[TASK DETAILS] Extract all lines in the data that contain the word "standalone".

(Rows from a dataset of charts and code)
— start —

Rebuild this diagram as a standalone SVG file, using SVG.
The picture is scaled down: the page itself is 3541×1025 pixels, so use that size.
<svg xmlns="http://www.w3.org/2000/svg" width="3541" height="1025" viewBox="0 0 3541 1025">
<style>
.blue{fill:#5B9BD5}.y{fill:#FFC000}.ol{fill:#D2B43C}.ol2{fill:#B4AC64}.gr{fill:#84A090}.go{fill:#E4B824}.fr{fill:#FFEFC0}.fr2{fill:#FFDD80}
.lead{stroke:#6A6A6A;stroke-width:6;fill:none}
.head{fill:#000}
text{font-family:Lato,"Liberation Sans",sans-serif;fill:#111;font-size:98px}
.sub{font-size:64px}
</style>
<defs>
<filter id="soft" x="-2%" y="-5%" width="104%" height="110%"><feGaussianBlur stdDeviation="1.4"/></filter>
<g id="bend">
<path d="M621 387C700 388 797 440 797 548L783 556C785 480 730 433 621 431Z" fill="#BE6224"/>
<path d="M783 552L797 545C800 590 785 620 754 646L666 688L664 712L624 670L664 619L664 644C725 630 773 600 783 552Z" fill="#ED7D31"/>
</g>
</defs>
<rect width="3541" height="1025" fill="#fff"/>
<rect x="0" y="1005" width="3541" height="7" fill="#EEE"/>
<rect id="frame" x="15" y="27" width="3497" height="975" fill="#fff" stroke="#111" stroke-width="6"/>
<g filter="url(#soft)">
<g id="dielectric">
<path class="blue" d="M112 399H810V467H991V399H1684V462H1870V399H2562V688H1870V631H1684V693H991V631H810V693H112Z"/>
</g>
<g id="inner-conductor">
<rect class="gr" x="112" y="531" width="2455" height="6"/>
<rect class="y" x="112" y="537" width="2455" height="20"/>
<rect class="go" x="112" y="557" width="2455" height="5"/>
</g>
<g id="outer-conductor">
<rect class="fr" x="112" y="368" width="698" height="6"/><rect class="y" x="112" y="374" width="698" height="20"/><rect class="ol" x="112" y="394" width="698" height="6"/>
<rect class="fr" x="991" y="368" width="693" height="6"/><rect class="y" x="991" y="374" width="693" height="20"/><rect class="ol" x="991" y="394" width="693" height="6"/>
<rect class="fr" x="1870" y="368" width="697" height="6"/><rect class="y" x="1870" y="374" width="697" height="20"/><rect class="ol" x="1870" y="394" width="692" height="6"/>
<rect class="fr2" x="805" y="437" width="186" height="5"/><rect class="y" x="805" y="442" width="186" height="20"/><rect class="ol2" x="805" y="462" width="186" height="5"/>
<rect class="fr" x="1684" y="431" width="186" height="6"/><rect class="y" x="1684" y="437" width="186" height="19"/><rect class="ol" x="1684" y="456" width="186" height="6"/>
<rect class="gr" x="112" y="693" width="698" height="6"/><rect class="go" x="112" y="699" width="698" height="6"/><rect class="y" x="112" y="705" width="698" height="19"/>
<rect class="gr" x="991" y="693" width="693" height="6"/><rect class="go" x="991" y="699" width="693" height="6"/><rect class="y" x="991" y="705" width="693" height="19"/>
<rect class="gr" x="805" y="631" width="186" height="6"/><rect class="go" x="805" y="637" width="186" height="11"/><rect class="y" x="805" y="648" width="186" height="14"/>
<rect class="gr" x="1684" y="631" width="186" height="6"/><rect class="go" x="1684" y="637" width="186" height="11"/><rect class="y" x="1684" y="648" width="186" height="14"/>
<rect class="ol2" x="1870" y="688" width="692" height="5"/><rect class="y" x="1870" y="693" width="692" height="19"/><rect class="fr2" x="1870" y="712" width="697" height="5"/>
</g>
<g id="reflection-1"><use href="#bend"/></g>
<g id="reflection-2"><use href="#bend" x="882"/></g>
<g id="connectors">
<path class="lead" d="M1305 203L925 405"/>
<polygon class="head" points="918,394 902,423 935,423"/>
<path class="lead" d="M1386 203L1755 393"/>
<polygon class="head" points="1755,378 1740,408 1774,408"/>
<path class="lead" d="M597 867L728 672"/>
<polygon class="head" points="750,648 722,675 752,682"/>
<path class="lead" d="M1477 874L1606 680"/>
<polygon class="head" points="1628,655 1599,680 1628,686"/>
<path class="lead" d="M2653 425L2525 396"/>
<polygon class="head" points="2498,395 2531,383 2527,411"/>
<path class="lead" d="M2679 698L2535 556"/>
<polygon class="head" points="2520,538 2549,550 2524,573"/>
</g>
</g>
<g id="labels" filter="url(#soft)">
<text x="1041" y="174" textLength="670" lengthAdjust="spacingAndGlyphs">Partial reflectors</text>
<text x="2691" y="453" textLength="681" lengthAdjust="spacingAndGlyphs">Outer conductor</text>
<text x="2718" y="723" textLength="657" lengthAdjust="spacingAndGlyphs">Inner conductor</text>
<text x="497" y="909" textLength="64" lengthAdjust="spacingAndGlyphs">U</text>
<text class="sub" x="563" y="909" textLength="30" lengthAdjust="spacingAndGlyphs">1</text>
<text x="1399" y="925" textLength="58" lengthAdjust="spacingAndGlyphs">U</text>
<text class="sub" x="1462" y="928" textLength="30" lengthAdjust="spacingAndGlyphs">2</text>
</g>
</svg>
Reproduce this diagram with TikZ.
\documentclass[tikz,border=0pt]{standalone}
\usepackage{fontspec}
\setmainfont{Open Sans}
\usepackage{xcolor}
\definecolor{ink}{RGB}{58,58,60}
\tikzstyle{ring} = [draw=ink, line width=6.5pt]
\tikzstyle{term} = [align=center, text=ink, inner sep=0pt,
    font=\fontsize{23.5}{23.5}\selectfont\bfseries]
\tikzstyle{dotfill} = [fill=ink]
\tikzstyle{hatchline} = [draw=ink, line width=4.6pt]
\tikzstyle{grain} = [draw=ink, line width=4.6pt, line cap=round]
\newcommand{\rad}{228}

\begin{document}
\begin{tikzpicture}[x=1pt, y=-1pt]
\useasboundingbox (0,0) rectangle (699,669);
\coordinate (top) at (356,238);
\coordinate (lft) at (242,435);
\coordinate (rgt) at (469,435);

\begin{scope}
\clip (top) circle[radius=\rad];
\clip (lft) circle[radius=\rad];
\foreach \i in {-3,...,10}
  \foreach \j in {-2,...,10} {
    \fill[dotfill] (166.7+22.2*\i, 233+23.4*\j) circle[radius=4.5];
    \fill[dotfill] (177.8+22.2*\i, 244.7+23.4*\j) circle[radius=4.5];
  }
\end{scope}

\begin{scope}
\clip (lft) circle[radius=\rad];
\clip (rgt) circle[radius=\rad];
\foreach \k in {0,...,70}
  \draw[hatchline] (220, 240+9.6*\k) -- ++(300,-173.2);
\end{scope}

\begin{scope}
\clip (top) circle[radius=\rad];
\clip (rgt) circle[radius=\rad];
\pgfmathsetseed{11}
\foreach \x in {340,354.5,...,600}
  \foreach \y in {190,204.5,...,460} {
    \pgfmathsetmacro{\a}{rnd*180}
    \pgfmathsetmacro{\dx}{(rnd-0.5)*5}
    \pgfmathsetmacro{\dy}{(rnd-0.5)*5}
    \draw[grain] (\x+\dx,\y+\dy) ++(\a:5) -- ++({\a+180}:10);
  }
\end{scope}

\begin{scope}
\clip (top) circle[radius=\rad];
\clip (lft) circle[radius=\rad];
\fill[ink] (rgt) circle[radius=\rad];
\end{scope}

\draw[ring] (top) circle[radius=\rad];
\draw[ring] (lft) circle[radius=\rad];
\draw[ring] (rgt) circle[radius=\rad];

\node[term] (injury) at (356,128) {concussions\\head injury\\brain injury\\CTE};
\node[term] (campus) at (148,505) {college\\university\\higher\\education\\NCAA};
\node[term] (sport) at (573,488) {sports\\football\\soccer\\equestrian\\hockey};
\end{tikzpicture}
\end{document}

— end —

[PROBLEM SOLUTION]
Rebuild this diagram as a standalone SVG file, using SVG.
\documentclass[tikz,border=0pt]{standalone}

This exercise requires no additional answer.